それでも僕はテレビを見る

社会‐人間‐テレビ‐間主観的構造

NHK「オイコノミア」:社会科学の理論と向き合う千鳥・大悟の活躍

2015-07-11 17:48:32 | テレビとラジオ
NHK「オイコノミア」は、経済学によって、われわれの身近な問題を考えるバラエティ番組である。

パーソナリティはピースの又吉。彼の落ち着いた語り口と独特のセンスが番組にぴったりである。

又吉とともに番組を進めるのが経済学を専攻する研究者で、それは番組のテーマによって変わる。

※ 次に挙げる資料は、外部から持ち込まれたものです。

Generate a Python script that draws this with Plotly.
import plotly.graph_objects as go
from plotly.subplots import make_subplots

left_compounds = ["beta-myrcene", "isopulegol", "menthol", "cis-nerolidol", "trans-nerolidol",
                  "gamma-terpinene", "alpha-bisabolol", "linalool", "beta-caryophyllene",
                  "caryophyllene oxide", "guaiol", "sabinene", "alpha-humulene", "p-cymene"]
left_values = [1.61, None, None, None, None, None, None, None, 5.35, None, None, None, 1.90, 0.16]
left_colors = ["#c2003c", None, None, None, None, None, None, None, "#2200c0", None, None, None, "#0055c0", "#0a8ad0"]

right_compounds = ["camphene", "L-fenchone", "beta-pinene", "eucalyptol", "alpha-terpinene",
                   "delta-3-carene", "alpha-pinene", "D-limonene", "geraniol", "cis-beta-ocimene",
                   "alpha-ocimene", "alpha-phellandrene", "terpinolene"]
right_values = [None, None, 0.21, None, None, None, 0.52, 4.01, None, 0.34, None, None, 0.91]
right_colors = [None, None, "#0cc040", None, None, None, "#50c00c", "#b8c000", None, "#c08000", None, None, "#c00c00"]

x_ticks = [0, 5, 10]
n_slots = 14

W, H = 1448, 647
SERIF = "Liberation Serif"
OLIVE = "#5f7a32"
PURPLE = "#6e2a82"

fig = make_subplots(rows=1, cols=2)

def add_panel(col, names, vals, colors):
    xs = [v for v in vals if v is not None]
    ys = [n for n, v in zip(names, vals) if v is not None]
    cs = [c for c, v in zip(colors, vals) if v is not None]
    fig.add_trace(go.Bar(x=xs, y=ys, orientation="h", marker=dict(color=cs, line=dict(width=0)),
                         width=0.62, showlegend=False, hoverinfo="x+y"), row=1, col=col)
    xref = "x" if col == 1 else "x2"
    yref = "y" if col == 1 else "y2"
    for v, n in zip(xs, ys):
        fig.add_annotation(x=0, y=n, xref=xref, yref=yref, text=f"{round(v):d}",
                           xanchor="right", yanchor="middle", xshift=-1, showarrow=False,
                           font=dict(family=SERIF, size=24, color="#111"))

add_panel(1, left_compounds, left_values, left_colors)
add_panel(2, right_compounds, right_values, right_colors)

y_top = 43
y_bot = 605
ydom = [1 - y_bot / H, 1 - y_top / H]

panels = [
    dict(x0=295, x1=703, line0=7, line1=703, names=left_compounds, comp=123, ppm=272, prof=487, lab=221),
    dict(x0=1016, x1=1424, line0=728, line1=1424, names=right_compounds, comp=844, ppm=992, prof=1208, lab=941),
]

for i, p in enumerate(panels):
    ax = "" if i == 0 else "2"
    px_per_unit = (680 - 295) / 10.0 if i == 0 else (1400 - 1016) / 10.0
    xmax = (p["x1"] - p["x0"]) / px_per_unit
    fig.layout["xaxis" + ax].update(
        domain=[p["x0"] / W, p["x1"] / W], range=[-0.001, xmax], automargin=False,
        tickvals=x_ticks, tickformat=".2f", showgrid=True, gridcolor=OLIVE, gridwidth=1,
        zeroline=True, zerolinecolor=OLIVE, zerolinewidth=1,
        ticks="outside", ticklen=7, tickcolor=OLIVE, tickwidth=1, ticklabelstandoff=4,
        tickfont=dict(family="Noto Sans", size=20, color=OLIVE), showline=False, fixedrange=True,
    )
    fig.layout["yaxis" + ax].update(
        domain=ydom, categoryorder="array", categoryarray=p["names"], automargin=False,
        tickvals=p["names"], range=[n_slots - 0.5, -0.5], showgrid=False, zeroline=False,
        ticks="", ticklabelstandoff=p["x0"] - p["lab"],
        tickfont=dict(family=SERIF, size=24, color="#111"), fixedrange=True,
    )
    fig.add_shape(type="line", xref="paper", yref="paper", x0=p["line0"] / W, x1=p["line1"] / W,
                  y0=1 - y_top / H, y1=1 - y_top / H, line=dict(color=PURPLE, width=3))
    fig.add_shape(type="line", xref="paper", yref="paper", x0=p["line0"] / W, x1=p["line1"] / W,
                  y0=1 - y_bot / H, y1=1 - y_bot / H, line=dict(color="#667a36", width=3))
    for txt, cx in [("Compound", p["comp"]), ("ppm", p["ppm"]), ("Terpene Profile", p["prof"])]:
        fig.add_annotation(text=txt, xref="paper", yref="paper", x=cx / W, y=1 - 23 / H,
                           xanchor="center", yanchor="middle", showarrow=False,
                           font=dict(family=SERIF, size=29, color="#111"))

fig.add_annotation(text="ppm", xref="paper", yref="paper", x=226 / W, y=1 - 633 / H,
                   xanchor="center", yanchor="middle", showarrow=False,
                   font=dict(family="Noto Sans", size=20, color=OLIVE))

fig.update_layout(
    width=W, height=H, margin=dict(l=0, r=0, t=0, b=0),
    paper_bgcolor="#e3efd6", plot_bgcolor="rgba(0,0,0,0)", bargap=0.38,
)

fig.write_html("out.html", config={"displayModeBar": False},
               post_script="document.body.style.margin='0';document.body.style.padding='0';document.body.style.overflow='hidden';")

先日の「それっておトク?飲み屋選びの経済学」では、千鳥の大悟がゲストで呼ばれた。

大悟がすごく良いコメントをしていたので、今日はこの番組を取り上げることにした。

大悟は酒豪として知られ、それでこの回に呼ばれたらしい。

面白かったのは次の場面。

経済学の研究者が飲み放題はどこまで得なのか考えてみることを提案。

(*ちょっとややこしいので、適当に読み飛ばして。)

例えば、仮に飲み物をビールに絞って考えてみる。

まず、一杯目のビールにいくら支払いたいか(主観的な希望支払額)。・・・それを仮に500円とする。

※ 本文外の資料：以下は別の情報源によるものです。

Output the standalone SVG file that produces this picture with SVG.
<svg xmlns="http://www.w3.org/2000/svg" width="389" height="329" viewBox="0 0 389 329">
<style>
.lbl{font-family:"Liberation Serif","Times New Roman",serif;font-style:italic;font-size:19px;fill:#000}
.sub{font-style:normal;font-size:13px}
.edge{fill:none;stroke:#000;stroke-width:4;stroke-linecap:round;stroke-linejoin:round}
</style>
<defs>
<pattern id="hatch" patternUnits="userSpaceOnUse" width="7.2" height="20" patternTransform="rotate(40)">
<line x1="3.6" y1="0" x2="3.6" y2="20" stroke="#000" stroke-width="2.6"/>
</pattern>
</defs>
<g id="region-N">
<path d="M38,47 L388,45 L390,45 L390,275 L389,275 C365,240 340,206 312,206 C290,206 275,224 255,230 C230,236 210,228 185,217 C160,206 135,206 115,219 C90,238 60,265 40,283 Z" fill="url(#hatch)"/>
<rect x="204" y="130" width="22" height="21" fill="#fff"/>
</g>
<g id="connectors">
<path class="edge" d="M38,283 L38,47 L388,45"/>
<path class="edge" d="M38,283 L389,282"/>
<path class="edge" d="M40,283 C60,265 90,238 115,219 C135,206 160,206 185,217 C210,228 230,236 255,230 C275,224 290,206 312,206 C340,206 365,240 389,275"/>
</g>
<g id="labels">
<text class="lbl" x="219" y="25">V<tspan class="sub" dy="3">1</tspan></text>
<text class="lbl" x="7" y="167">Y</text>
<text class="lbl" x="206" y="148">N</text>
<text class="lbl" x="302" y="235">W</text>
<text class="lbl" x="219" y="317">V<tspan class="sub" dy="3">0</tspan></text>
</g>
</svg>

では、二杯目は。・・・ちょっとビールにも飽きるので、400円としてみる。

これを繰り返すと、どんどん値段は下がり、6杯目は0円になる(と仮定してみよう)。

仮にビール一杯が単品で300円だとすれば、3杯目の時点で満足度は0になる。

単品でビールを3杯飲むと900円だが、支払希望額は1200円となる。

ということは300円得をし、それ以上、飲んでもこの「得」(支払いたい金額-実際の金額)は増えない。

もし、飲み放題を1500円とすると、どうなるか。

支払希望価格が1500円になるには、ビールを5杯飲む必要があり、この場合、飲み放題の価格と支払希望価格が一致する。

ということは5杯飲んだ場合、「主観的に支払いたい金額」=「実際に支払う金額」、になる。

もし6杯以上飲んでも、本人はまったく満足度がないため、意味がない。

この場合、飲み放題にしても、まったく得をしないという結論になる。



すごく簡単に言えば、飲み放題は沢山飲めば一見安いように思うが、実はそれは間違っている、ということ。

沢山飲んでも満足しないのだから、飲み放題にしても多くの場合、意味がない。

それを数値を使って説明すると以上のようになるのである。



しかし、この話に大悟は納得しない。

大悟は言う。「先生、2杯目からも1杯目と同じ満足を得られる人もおるのです。」

そうだ、主観的な満足は人それぞれなのだから、当然飲み放題が損とは限らない。

研究者は言う。「そのとおり、その場合、支払希望額の減り方が少ないんですね。そういう場合、飲み放題は得になります。」



さらに大悟は言う。「先生、途中で仲間が入ってきたら、また満足度が上がる場合もあります。」

そうだ、主観的な満足は外部的な要因によって影響があり得る。

例えば、三杯目でビールと相性の良い料理が出てきた場合、急にビールの満足度は上昇する。

研究者は言う。「そのとおり、この計算は外部的な要因を除外しています。」

大悟は追撃する。「先生、居酒屋は外部的な要因だらけです!!」



いいぞ、大悟。素晴らしいぞ、大悟。

そうなのだ。いかなる魅力的な社会科学の理論も、実際の社会ではまったく非現実的な場合も多い。

というか、そういう理論の方が多い。

理論は一度机上で組み立て、様々な要素を除外することで、成立する。

理論は、その後の様々な修正によって少しずつ現実的になっていくのである。

経済学の研究者の説明は決して無意味ではない。

しかし、それをそのまま鵜呑みにしてもダメだ。



もし、鵜呑みにしたらどうなるか。

鵜呑みにした人は、飲み放題の時に毎回、自分の支払い希望額を計算するだろう。

そして、それで損したのか、得したのかを考えるようになる。

この場合に何が起きているのか。

実は、理論が人間の主観を乗っ取ってしまっているのだ。

普通なら全く別の基準で自分の満足度を測っていた人間が、「理論」というものを飲み込んだ結果、満足度の基準を変更してしまった、というおかしな現象が起きたのである。

つまり、社会科学の理論は、人間の主観を乗っ取って変えてしまう場合があるのだ。

そういう意味で、社会科学の理論は一見、普遍的で中立的に見えるが、実際には人間の形成そのものに関与しているので、中立ではないのである。



ゲストである千鳥の大悟は、自分の経験と経済学の理屈をうまく比較して、人間と社会科学の相互作用を見事に照射してみせたのであった。